Last week I did a wee job for a local school for which I was paid a two figure sum in the form of a cheque made out to T Quinn. I headed off to my bank where I was greeted by a charming young lady that I had never seen before and who smiled politely at me.
Let me say here that my account is under Brian Turlough Quinn; I am one of those people who are called by their middle name.
The young lady looked at the cheque, my account, me, and then said; “Who is T Quinn? The account is in the name of Brain T Quinn. I have to ask you under money laundering legislation.”
Here was I, almost sixty years of age, standing with a cheque for well under £100, in a branch of a bank whose parent company was fined £390,000,000 in February this year for illegally fixing interest rates, and I was being asked to justify lodging the few pounds into my account.
What is worse, you and I, the good tax payers of the land, paid £45 billion to save the bank in 2010, because the men earning millions couldn’t run the blooming thing!
“RBS chairman Sir Philip Hampton said it was a "sad day" for the bank.
Chancellor George Osborne called the behaviour of traders "totally unacceptable" and said the bank, rather than taxpayers, would be paying the fines.” (BBC News, 6th Feb 2013.)
The same parent company was fined in the US for money laundering in 2012, broke everyone’s heart in Northern Ireland last year because they can’t afford a decent computer, but which assumes that my ‘widow’s mite’ is the proceeds of some shady shenanigans.
Let me let you into a little secret; I deal with a better class of drug user. When I sell drugs I insist on getting paid by cheque and I pay my suppliers by international bank draft!
In fairness, the young lady was more than pleasant and eventually did lodge the cheque, but what have we become when the assumption is that no one is to be trusted.
There is an old saying that we seldom hear nowadays; ‘evil sees as evil does.’

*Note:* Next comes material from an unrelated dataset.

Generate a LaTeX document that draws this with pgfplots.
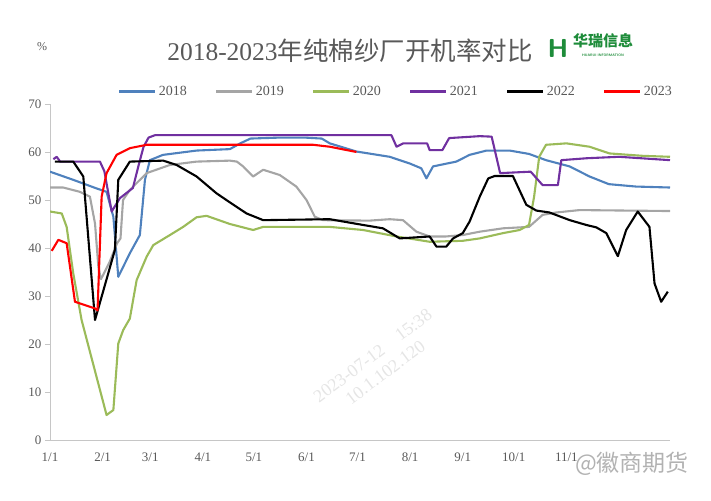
\documentclass[border=0pt]{standalone}
\usepackage{pgfplots}
\pgfplotsset{compat=1.18}
\usepackage{fontspec}
\setmainfont{Liberation Serif}
\newfontfamily\cjk{Noto Sans CJK SC}
\definecolor{c2018}{HTML}{4F81BD}
\definecolor{c2019}{HTML}{A5A5A5}
\definecolor{c2020}{HTML}{9BBB59}
\definecolor{c2021}{HTML}{7030A0}
\definecolor{c2022}{HTML}{000000}
\definecolor{c2023}{HTML}{FF0000}
\definecolor{txt}{HTML}{595959}
\definecolor{logogreen}{HTML}{1E8C3A}
\begin{document}
\begin{tikzpicture}
\useasboundingbox (-50pt,-60pt) rectangle (661pt,440pt);
\begin{axis}[
  at={(0pt,0pt)}, anchor=south west,
  scale only axis, width=620pt, height=336pt,
  xmin=0, xmax=365, ymin=0, ymax=70,
  axis x line*=bottom, axis y line*=left,
  axis line style={draw=gray!45, line width=0.8pt, -},
  xtick={0,31,59,90,120,151,181,212,243,273,304},
  xticklabels={1/1,2/1,3/1,4/1,5/1,6/1,7/1,8/1,9/1,10/1,11/1},
  ytick={0,10,...,70},
  tick align=outside,
  major tick length=5pt,
  x tick style={draw=none},
  y tick style={draw=gray!45, line width=0.8pt},
  tick label style={font=\fontsize{13}{13}\selectfont, text=txt},
  xticklabel style={yshift=-4pt},
  /pgf/number format/assume math mode=true,
  legend columns=6,
  legend style={at={(0.558,1.036)}, anchor=center, draw=none, fill=none,
    font=\fontsize{14}{14}\selectfont, text=txt,
    /tikz/every even column/.append style={column sep=26pt}},
  legend image code/.code={\draw[#1, line width=3pt] (0pt,0pt) -- (36pt,0pt);},
  every axis plot/.append style={line width=2.1pt, line join=round, no markers},
]
\addplot[c2018] table {
0 55.9
13.7 54.2
27.5 52.4
33.3 51.7
37.3 46.5
40.2 34.0
47 38.9
52.9 42.7
55.9 54.2
58.8 58.3
66.5 59.4
86.3 60.3
105.9 60.6
112 61.8
118 62.8
135 63.0
150 63.0
160 62.8
164.7 61.8
180.4 60.1
200 59.0
211.8 57.6
218.6 56.6
221.6 54.5
225.5 57.0
239.2 58.0
247 59.4
257 60.3
270.6 60.3
282 59.6
292 58.3
305.9 57.0
317.6 54.9
329 53.3
345 52.8
365 52.6
};
\addlegendentry{2018}
\addplot[c2019] table {
0 52.6
7.8 52.6
17.6 51.7
23.5 50.7
26.5 45.1
28.5 36
30 33.5
35 37
39.5 41
41.5 42
43 50
47 52.1
56.9 55.6
70.6 57.3
86.3 58.0
105.9 58.2
110 58.0
113.7 57.0
119.6 54.9
125.5 56.3
135.3 55.2
145 52.8
151 50
155.9 46.5
160.8 45.8
188 45.7
200 46.0
207.8 45.8
215.7 43.4
223.5 42.4
233 42.4
243 42.7
253 43.4
266.7 44.1
282 44.4
290 46.9
298 47.4
311.8 47.9
365 47.7
};
\addlegendentry{2019}
\addplot[c2020] table {
0 47.6
6.9 47.2
9.8 44.4
13.7 34.7
18.6 25
33.3 5.2
37.3 6.25
40.2 20.1
43.1 22.9
47 25.3
51 33.3
56.9 38.2
60.8 40.6
70.6 42.7
78.4 44.4
86.3 46.4
92.2 46.7
105.9 45.0
119.6 43.75
125.5 44.4
164.7 44.4
184.3 43.75
204 42.4
223.5 41.3
243 41.5
253 42.0
266.7 43.1
276.5 43.75
282 44.8
285 50.7
288 59.0
292 61.5
304 61.8
317.6 61.1
329.4 59.7
349 59.2
365 59.0
};
\addlegendentry{2020}
\addplot[c2021] table {
2 58.5
3.9 59
6 58.0
29.4 58.0
32 56
36.3 47.6
41.2 50.4
48.8 52.5
52 57
55 61
58 63
61.8 63.5
201 63.5
204 61.1
208 61.8
222 61.8
223.5 60.4
231 60.4
235 62.9
253 63.3
260 63.2
265 55.6
283 55.9
290 53.1
299 53.1
301 58.3
316 58.7
335 59.0
365 58.3
};
\addlegendentry{2021}
\addplot[c2022] table {
2.9 58.0
13.7 58.0
19.6 54.9
26.5 25
38.2 39.6
40.2 54.2
47 58.0
66.7 58.2
74.5 57.3
86.3 54.9
98 51.4
105.9 49.5
115.7 47.2
125.5 45.8
164.7 46.0
184.3 44.8
196 44.1
205.9 42.0
223.5 42.4
227.5 40.3
233.3 40.3
237.3 42.0
243 43.1
247 45.5
253 50.7
258 54.5
261.8 55
272.5 55
280.4 49.0
286.3 47.8
294 47.4
306 45.8
315.7 44.8
321.6 44.3
327.5 43.1
334.3 38.3
339.2 43.75
346 47.6
352.9 44.4
355.9 32.6
359.8 28.8
363.7 30.9
};
\addlegendentry{2022}
\addplot[c2023] table {
1 39.4
4.9 41.7
9.8 41.0
14.7 28.8
26.5 27.4
28 27
30.4 50.7
33.3 55.6
39.2 59.4
47 60.8
56.9 61.5
155 61.5
164.7 61.1
180.4 60.0
};
\addlegendentry{2023}
\end{axis}
% title and decorations
\node[text=txt, font=\fontsize{25.5}{25.5}\selectfont] at (300pt,389pt) {2018-2023{\cjk 年纯棉纱厂开机率对比}};
\node[text=txt, font=\fontsize{12}{12}\selectfont] at (-8pt,393pt) {\%};
\node[text=logogreen, font=\fontsize{26}{26}\sffamily\bfseries] at (508pt,392pt) {H};
\node[text=logogreen, font=\cjk\bfseries\fontsize{15}{15}\selectfont] at (553pt,399pt) {华瑞信息};
\node[text=logogreen, font=\fontsize{3.5}{4}\sffamily\bfseries] at (553pt,385pt) {HUARUI INFORMATION};
% watermarks
\node[rotate=37, text=gray!20, align=center, font=\fontsize{18}{21}\selectfont] at (329pt,76pt) {2023-07-12\quad 15:38\\10.1.102.120};
\node[inner sep=0pt, anchor=west, text=gray!60, font=\cjk\fontsize{23}{23}\selectfont] at (525pt,-24pt) {@徽商期货};
\end{tikzpicture}
\end{document}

The banks, the politicians, the financial services, the doctors, (yes, the doctors) and almost all the professions, are in it for the money and being in it for the money they assume that everyone else has the same motive.
Thus when the government is drafting legislation concerning money they begin from the principle that everyone else is primarily driven by greed. The same goes for the banks.
Remember the old joke; “Why does a vampire never bite a banker?”
“Out of professional courtesy, my friend.”
However, things are on the up. David Cameron and a host of other ‘great and good’ landed in the New North last Friday to tell us all that things are going to improve and that we are going to have plenty of jobs.
Our beloved leader, Mr Cameron, arrived by plane, spoke for a while and left again. But he did say:
"Some people say it's a bit undignified for a prime minster to make a sales pitch, I say nonsense."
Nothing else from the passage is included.